[Charts and diagrams as code]
----

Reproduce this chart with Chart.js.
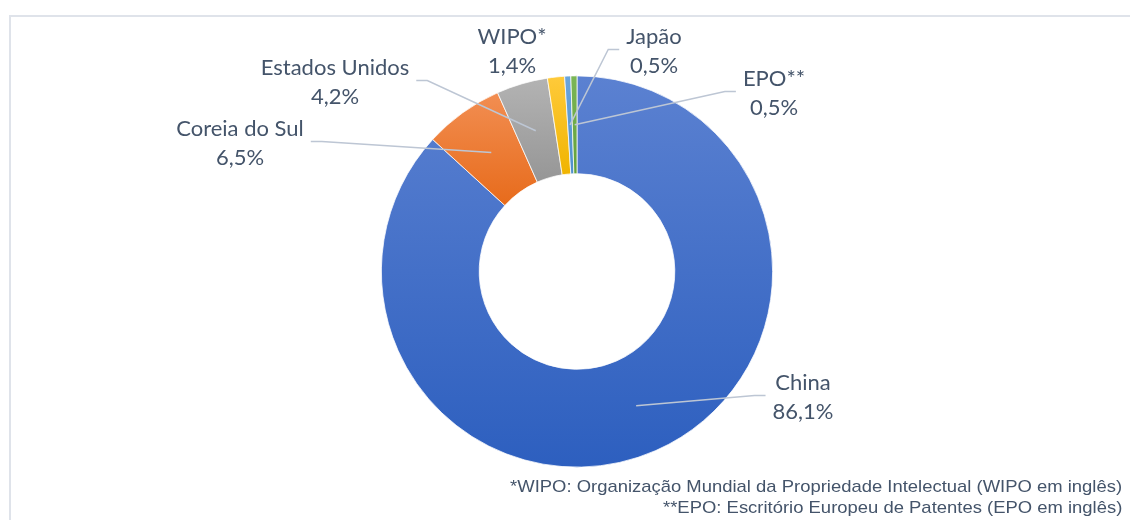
<!DOCTYPE html>
<html>
<head>
<meta charset="utf-8">
<script src="https://cdn.jsdelivr.net/npm/chart.js@4"></script>
<style>
  html, body { margin: 0; padding: 0; background: #fff; }
  #wrap { position: relative; width: 1130px; height: 520px; overflow: hidden; }
  #frame { position: absolute; left: 9px; top: 15px; width: 1200px; height: 600px; border: 2px solid #dfe3ea; box-sizing: border-box; }
  #chart { position: absolute; left: 0; top: 0; }
  .note { position: absolute; right: 8px; font-family: "Liberation Sans", Arial, sans-serif; font-size: 17px; color: #44546a; text-align: right; white-space: nowrap; transform: scaleX(1.085); transform-origin: right center; }
</style>
</head>
<body>
<div id="wrap">
  <div id="frame"></div>
  <canvas id="chart" width="1130" height="520"></canvas>
  <div class="note" style="top:477px">*WIPO: Organização Mundial da Propriedade Intelectual (WIPO em inglês)</div>
  <div class="note" style="top:498px">**EPO: Escritório Europeu de Patentes (EPO em inglês)</div>
</div>
<script>
// data (percent)
var countries = ['China', 'Coreia do Sul', 'Estados Unidos', 'WIPO*', 'Japão', 'EPO**'];
var shares = [86.1, 6.5, 4.2, 1.4, 0.5, 0.5];

// slice colours: base, light top, dark bottom
var baseColors = ['#4472c4', '#ed7d31', '#a5a5a5', '#ffc000', '#5b9bd5', '#70ad47'];
var topColors = ['#5b81d1', '#f28e52', '#b3b3b3', '#ffca3a', '#6aa5dc', '#7bb656'];
var bottomColors = ['#2d5fbf', '#e76b1b', '#969696', '#f0b400', '#4f8fcb', '#62a03b'];

// label block centres, offset from the doughnut centre; side the leader line leaves from
var labelOffsets = [[226, 126], [-337, -128], [-242, -189], [-65, -220], [77, -220], [197, -178]];
var leaderSide = ['left', 'right', 'right', null, 'left', 'left'];

var labelFont = '22px Lato, "Open Sans", sans-serif';
var textColor = '#44546a';

// per-slice vertical gradient, like the Excel fill
var sliceGradients = {
  id: 'sliceGradients',
  beforeDatasetsDraw: function(chart) {
    var ctx = chart.ctx;
    chart.getDatasetMeta(0).data.forEach(function(arc, i) {
      var p = arc.getProps(['x', 'y', 'startAngle', 'endAngle', 'innerRadius', 'outerRadius'], true);
      var ys = [];
      [p.innerRadius, p.outerRadius].forEach(function(r) {
        ys.push(p.y + r * Math.sin(p.startAngle));
        ys.push(p.y + r * Math.sin(p.endAngle));
      });
      // include extreme points if the arc crosses top / bottom
      [-Math.PI / 2, Math.PI / 2, 3 * Math.PI / 2].forEach(function(a) {
        if (a > p.startAngle && a < p.endAngle) ys.push(p.y + p.outerRadius * Math.sin(a));
      });
      var top = Math.min.apply(null, ys), bottom = Math.max.apply(null, ys);
      var g = ctx.createLinearGradient(0, top, 0, bottom);
      g.addColorStop(0, topColors[i]);
      g.addColorStop(1, bottomColors[i]);
      arc.options.backgroundColor = g;
    });
  }
};

// data labels with leader lines
var sliceLabels = {
  id: 'sliceLabels',
  afterDatasetsDraw: function(chart) {
    var ctx = chart.ctx;
    var meta = chart.getDatasetMeta(0);
    ctx.save();
    ctx.font = labelFont;
    ctx.textAlign = 'center';
    ctx.textBaseline = 'middle';
    meta.data.forEach(function(arc, i) {
      var cx = arc.x + labelOffsets[i][0];
      var cy = arc.y + labelOffsets[i][1];
      var line1 = countries[i];
      var line2 = shares[i].toFixed(1).replace('.', ',') + '%';
      var w = Math.max(ctx.measureText(line1).width, ctx.measureText(line2).width);

      if (leaderSide[i]) {
        var pos = arc.tooltipPosition(true);
        var dir = leaderSide[i] === 'left' ? -1 : 1;
        var ax = cx + dir * (w / 2 + 7);
        var ay = cy - 2;
        ctx.strokeStyle = '#bdc6d4';
        ctx.lineWidth = 1.5;
        ctx.beginPath();
        ctx.moveTo(ax, ay);
        ctx.lineTo(ax + dir * 11, ay);
        ctx.lineTo(pos.x, pos.y);
        ctx.stroke();
      }

      ctx.fillStyle = textColor;
      ctx.fillText(line1, cx, cy - 14.5);
      ctx.fillText(line2, cx, cy + 14.5);
    });
    ctx.restore();
  }
};

new Chart(document.getElementById('chart'), {
  type: 'doughnut',
  data: {
    labels: countries,
    datasets: [{
      data: shares,
      backgroundColor: baseColors,
      borderColor: '#ffffff',
      borderWidth: 0.75,
      hoverOffset: 0
    }]
  },
  options: {
    responsive: false,
    animation: false,
    cutout: '50%',
    layout: { padding: { left: 381, right: 357, top: 75.5, bottom: 52.5 } },
    plugins: {
      legend: { display: false },
      title: { display: false },
      tooltip: { enabled: false }
    }
  },
  plugins: [sliceGradients, sliceLabels]
});
</script>
</body>
</html>
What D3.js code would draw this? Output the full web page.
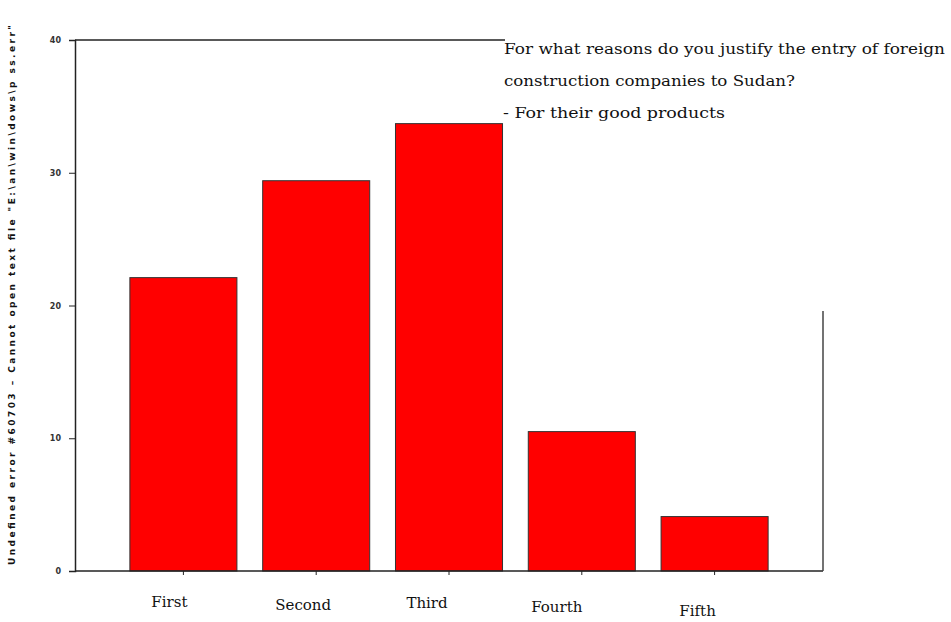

----

Retype the records exactly. Any image in them should not appear in what you write.

RESULT OF THIS TASK.
Reproduce this chart with Chart.js.
<!DOCTYPE html>
<html>
<head>
<meta charset="utf-8">
<script src="https://cdn.jsdelivr.net/npm/chart.js@4"></script>
<style>
  html, body { margin: 0; padding: 0; background: #fff; }
  #wrap { position: relative; width: 1130px; height: 520px; overflow: hidden; }
  #frame { position: absolute; left: 9px; top: 15px; width: 1200px; height: 600px; border: 2px solid #dfe3ea; box-sizing: border-box; }
  #chart { position: absolute; left: 0; top: 0; }
  .note { position: absolute; right: 8px; font-family: "Liberation Sans", Arial, sans-serif; font-size: 17px; color: #44546a; text-align: right; white-space: nowrap; transform: scaleX(1.085); transform-origin: right center; }
</style>
</head>
<body>
<div id="wrap">
  <div id="frame"></div>
  <canvas id="chart" width="1130" height="520"></canvas>
  <div class="note" style="top:477px">*WIPO: Organização Mundial da Propriedade Intelectual (WIPO em inglês)</div>
  <div class="note" style="top:498px">**EPO: Escritório Europeu de Patentes (EPO em inglês)</div>
</div>
<script>
// data (percent)
var countries = ['China', 'Coreia do Sul', 'Estados Unidos', 'WIPO*', 'Japão', 'EPO**'];
var shares = [86.1, 6.5, 4.2, 1.4, 0.5, 0.5];

// slice colours: base, light top, dark bottom
var baseColors = ['#4472c4', '#ed7d31', '#a5a5a5', '#ffc000', '#5b9bd5', '#70ad47'];
var topColors = ['#5b81d1', '#f28e52', '#b3b3b3', '#ffca3a', '#6aa5dc', '#7bb656'];
var bottomColors = ['#2d5fbf', '#e76b1b', '#969696', '#f0b400', '#4f8fcb', '#62a03b'];

// label block centres, offset from the doughnut centre; side the leader line leaves from
var labelOffsets = [[226, 126], [-337, -128], [-242, -189], [-65, -220], [77, -220], [197, -178]];
var leaderSide = ['left', 'right', 'right', null, 'left', 'left'];

var labelFont = '22px Lato, "Open Sans", sans-serif';
var textColor = '#44546a';

// per-slice vertical gradient, like the Excel fill
var sliceGradients = {
  id: 'sliceGradients',
  beforeDatasetsDraw: function(chart) {
    var ctx = chart.ctx;
    chart.getDatasetMeta(0).data.forEach(function(arc, i) {
      var p = arc.getProps(['x', 'y', 'startAngle', 'endAngle', 'innerRadius', 'outerRadius'], true);
      var ys = [];
      [p.innerRadius, p.outerRadius].forEach(function(r) {
        ys.push(p.y + r * Math.sin(p.startAngle));
        ys.push(p.y + r * Math.sin(p.endAngle));
      });
      // include extreme points if the arc crosses top / bottom
      [-Math.PI / 2, Math.PI / 2, 3 * Math.PI / 2].forEach(function(a) {
        if (a > p.startAngle && a < p.endAngle) ys.push(p.y + p.outerRadius * Math.sin(a));
      });
      var top = Math.min.apply(null, ys), bottom = Math.max.apply(null, ys);
      var g = ctx.createLinearGradient(0, top, 0, bottom);
      g.addColorStop(0, topColors[i]);
      g.addColorStop(1, bottomColors[i]);
      arc.options.backgroundColor = g;
    });
  }
};

// data labels with leader lines
var sliceLabels = {
  id: 'sliceLabels',
  afterDatasetsDraw: function(chart) {
    var ctx = chart.ctx;
    var meta = chart.getDatasetMeta(0);
    ctx.save();
    ctx.font = labelFont;
    ctx.textAlign = 'center';
    ctx.textBaseline = 'middle';
    meta.data.forEach(function(arc, i) {
      var cx = arc.x + labelOffsets[i][0];
      var cy = arc.y + labelOffsets[i][1];
      var line1 = countries[i];
      var line2 = shares[i].toFixed(1).replace('.', ',') + '%';
      var w = Math.max(ctx.measureText(line1).width, ctx.measureText(line2).width);

      if (leaderSide[i]) {
        var pos = arc.tooltipPosition(true);
        var dir = leaderSide[i] === 'left' ? -1 : 1;
        var ax = cx + dir * (w / 2 + 7);
        var ay = cy - 2;
        ctx.strokeStyle = '#bdc6d4';
        ctx.lineWidth = 1.5;
        ctx.beginPath();
        ctx.moveTo(ax, ay);
        ctx.lineTo(ax + dir * 11, ay);
        ctx.lineTo(pos.x, pos.y);
        ctx.stroke();
      }

      ctx.fillStyle = textColor;
      ctx.fillText(line1, cx, cy - 14.5);
      ctx.fillText(line2, cx, cy + 14.5);
    });
    ctx.restore();
  }
};

new Chart(document.getElementById('chart'), {
  type: 'doughnut',
  data: {
    labels: countries,
    datasets: [{
      data: shares,
      backgroundColor: baseColors,
      borderColor: '#ffffff',
      borderWidth: 0.75,
      hoverOffset: 0
    }]
  },
  options: {
    responsive: false,
    animation: false,
    cutout: '50%',
    layout: { padding: { left: 381, right: 357, top: 75.5, bottom: 52.5 } },
    plugins: {
      legend: { display: false },
      title: { display: false },
      tooltip: { enabled: false }
    }
  },
  plugins: [sliceGradients, sliceLabels]
});
</script>
</body>
</html>
What D3.js code would draw this? Output the full web page.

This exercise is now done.